È stata un’operazione politica corretta, indispensabile. Ma sotto sotto conteneva anche un po’ di veleno. In quella fase, mentre lanciava il salvagente agli istituti di credito in difficoltà, Tremonti si è lasciato scappare qualche battuta sulla validità del management che aveva portato le banche in quella situazione di crisi; alcuni personaggi a lui vicini sono arrivati a sostenere, senza molti giri di parole, che il governo avrebbe in futuro dovuto dire la sua sulle nomine dei vertici bancari visto che, di fatto, stava per diventarne azionista. Queste esternazione, è ovvio, hanno spaventato i diretti interessati (i manager), ma anche i loro azionisti, a partire dalle fondazioni che sono i soci principali delle grandi banche e che sono sì sottoposti a vincoli politici, ma di tipo diverso.



Così da quel giorno, da quando sono stati varati i Tremonti bonds i due – governo elargitore e candidati utilizzatori di quello strumento – si sono studiati con reciproco sospetto. Da allora a oggi solo due banche, Popolare di Milano e Banco Popolare, vi hanno fatto ricorso. Tutte le altre hanno aspettato le mosse dei leader, cioè proprio Intesa e Unicredit. Intanto le condizioni sul mercato nazionale e internazionale sono cambiate. Il collasso della finanza non c’è stato, le banche hanno ripreso a fare business come facevano prima del crack con le stesse regole (poche), le stesse astuzie, le stesse operazioni di ingegneria finanziaria che sono state causa non secondaria della crisi.

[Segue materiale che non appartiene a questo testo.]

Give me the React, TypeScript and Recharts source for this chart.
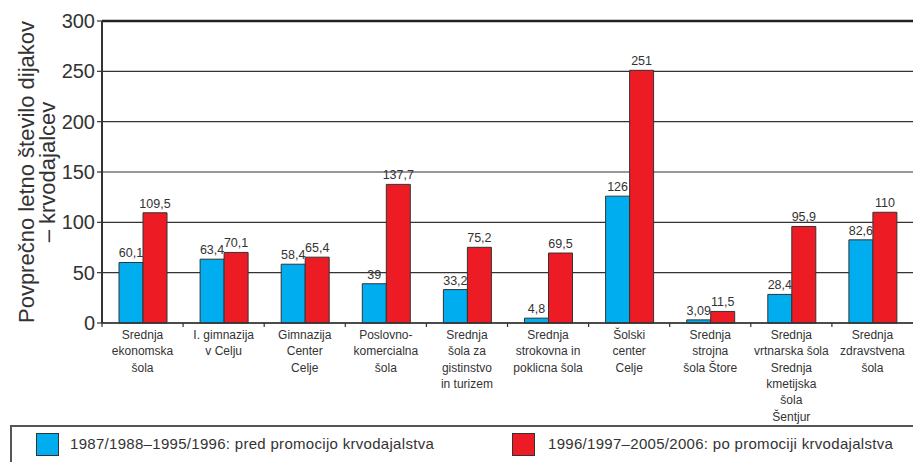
import { BarChart, Bar, XAxis, YAxis, CartesianGrid, LabelList, Legend, ReferenceLine } from "recharts";

// Average yearly number of student blood donors per school
const schools = [
  "Srednja\nekonomska\nšola",
  "I. gimnazija\nv Celju",
  "Gimnazija\nCenter\nCelje",
  "Poslovno-\nkomercialna\nšola",
  "Srednja\nšola za\ngistinstvo\nin turizem",
  "Srednja\nstrokovna in\npoklicna šola",
  "Šolski\ncenter\nCelje",
  "Srednja\nstrojna\nšola Štore",
  "Srednja\nvrtnarska šola\nSrednja\nkmetijska\nšola\nŠentjur",
  "Srednja\nzdravstvena\nšola",
];
const beforePromo = [60.1, 63.4, 58.4, 39, 33.2, 4.8, 126, 3.09, 28.4, 82.6];
const afterPromo = [109.5, 70.1, 65.4, 137.7, 75.2, 69.5, 251, 11.5, 95.9, 110];
const seriesNames = [
  "1987/1988–1995/1996: pred promocijo krvodajalstva",
  "1996/1997–2005/2006: po promociji krvodajalstva",
];
const yTicks = [0, 50, 100, 150, 200, 250, 300];
const yTitle = ["Povprečno letno število dijakov", "– krvodajalcev"];

const data = schools.map((school, i) => ({ school, before: beforePromo[i], after: afterPromo[i] }));

const W = 913;
const H = 462;
const FONT = '"Liberation Sans", Arial, Helvetica, sans-serif';
const BLUE = "#00aeef";
const RED = "#ed1c24";
const INK = "#333";
const AXIS_W = 102;
const BAND = (W - AXIS_W) / schools.length;

const fmt = (v: any) => String(v).replace(".", ",");

function SchoolTick({ x, y, payload }: any) {
  const lines = String(payload.value).split("\n");
  const bx = x - BAND / 2;
  return (
    <g>
      <line x1={bx} x2={bx} y1={y} y2={y + 4} stroke={INK} strokeWidth={1.2} />
      <text x={x} y={y + 16} textAnchor="middle" fontSize={12} fill={INK} fontFamily={FONT}>
        {lines.map((l, i) => (
          <tspan key={i} x={x} dy={i === 0 ? 0 : 16.3}>
            {l}
          </tspan>
        ))}
      </text>
    </g>
  );
}

function YTitle({ viewBox }: any) {
  const cy = viewBox.y + viewBox.height / 2;
  return (
    <g>
      {yTitle.map((t, i) => {
        const cx = 34 + i * 21;
        return (
          <text
            key={i}
            x={cx}
            y={cy}
            transform={`rotate(-90, ${cx}, ${cy})`}
            textAnchor="middle"
            fontSize={22}
            fill={INK}
            fontFamily={FONT}
          >
            {t}
          </text>
        );
      })}
    </g>
  );
}

function LegendBox() {
  const sq = (left: number, color: string) => (
    <div
      style={{
        position: "absolute",
        left,
        top: 6,
        width: 21,
        height: 21,
        background: color,
        border: `1.5px solid ${INK}`,
      }}
    />
  );
  const label = (left: number, text: string) => (
    <div
      style={{
        position: "absolute",
        left,
        top: 8,
        fontSize: 15,
        lineHeight: "18px",
        letterSpacing: 0.3,
        color: INK,
        fontFamily: FONT,
        whiteSpace: "nowrap",
      }}
    >
      {text}
    </div>
  );
  return (
    <div
      style={{
        position: "relative",
        width: W - 10,
        height: 37,
        borderTop: "2px solid #555",
        borderLeft: "2px solid #555",
        boxSizing: "border-box",
      }}
    >
      {sq(24, BLUE)}
      {label(58, seriesNames[0])}
      {sq(500, RED)}
      {label(536, seriesNames[1])}
    </div>
  );
}

export default function App() {
  return (
    <div style={{ position: "absolute", left: 0, top: 0, width: W, height: H, background: "#fff" }}>
      <BarChart
        width={W}
        height={H}
        data={data}
        margin={{ top: 21, right: 0, left: 0, bottom: 0 }}
        barSize={24}
        barGap={0}
      >
        <CartesianGrid vertical={false} stroke={INK} strokeWidth={1.2} />
        <ReferenceLine y={300} stroke="#222" strokeWidth={2.5} />
        <XAxis
          dataKey="school"
          interval={0}
          height={102}
          tickSize={0}
          tickMargin={0}
          tick={<SchoolTick />}
          axisLine={{ stroke: INK, strokeWidth: 1.5 }}
        />
        <YAxis
          width={AXIS_W}
          domain={[0, 300]}
          ticks={yTicks}
          interval={0}
          tickSize={5}
          tickMargin={2}
          tickLine={{ stroke: INK, strokeWidth: 1.2 }}
          axisLine={{ stroke: INK, strokeWidth: 2 }}
          tick={{ fontSize: 20, fill: INK, fontFamily: FONT }}
          label={{ content: <YTitle /> }}
        />
        <Legend
          verticalAlign="bottom"
          height={37}
          content={() => <LegendBox />}
          wrapperStyle={{ left: 10, bottom: 0, width: W - 10 }}
        />
        <Bar dataKey="before" name={seriesNames[0]} fill={BLUE} stroke={INK} strokeWidth={1} isAnimationActive={false}>
          <LabelList dataKey="before" position="top" offset={5} formatter={fmt} fontSize={12.5} fill={INK} fontFamily={FONT} />
        </Bar>
        <Bar dataKey="after" name={seriesNames[1]} fill={RED} stroke={INK} strokeWidth={1} isAnimationActive={false}>
          <LabelList dataKey="after" position="top" offset={5} formatter={fmt} fontSize={12.5} fill={INK} fontFamily={FONT} />
        </Bar>
      </BarChart>
    </div>
  );
}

E hanno visto che per risolvere i loro problemi di scarsità di capitale potevano fare da sole, senza rivolgersi al governo, potevano evitare quell’atto di vassallaggio che la sottoscrizione dei Tremonti bonds avrebbe comportato. Intesa di Corrado Passera ha deciso di emettere obbligazioni cosiddette ibride per 1,5 miliardi e di vendere degli asset (come per esempio Fideuram cui è interessata la finanziaria Exor della famiglia Agnelli);  Unicredit di Alessandro Profumo varerà invece un aumento di capitale per 4 miliardi di euro sicuro che il mercato lo accoglierà con favore.

Questa scelta netta, questa volontà di fare da sole è dovuta certo a motivazioni personali, o se si vuole di potere. Ma c’è anche un’altra considerazione da non sottovalutare. Il governo dovrà sistemare molte partite complesse nelle grandi industrie nei prossimi mesi. E la tentazione di ricorrere al sistema bancario per creare cordate di salvataggio, o simili, sarà forte. Se le banche avessero utilizzato in massa i bonds governativi, sarebbe stato molto difficile sottrarsi agli appelli provenienti dal potere politico. E questo avrebbe creato problemi ai bilanci delle banche e, anche, sottratto risorse per finanziarie le imprese più sane. Con il loro no ai Tremonti bonds le banche hanno lanciato un messaggio: l’attività creditizia, in Italia, rimane nel campo privato. In futuro si vedrà.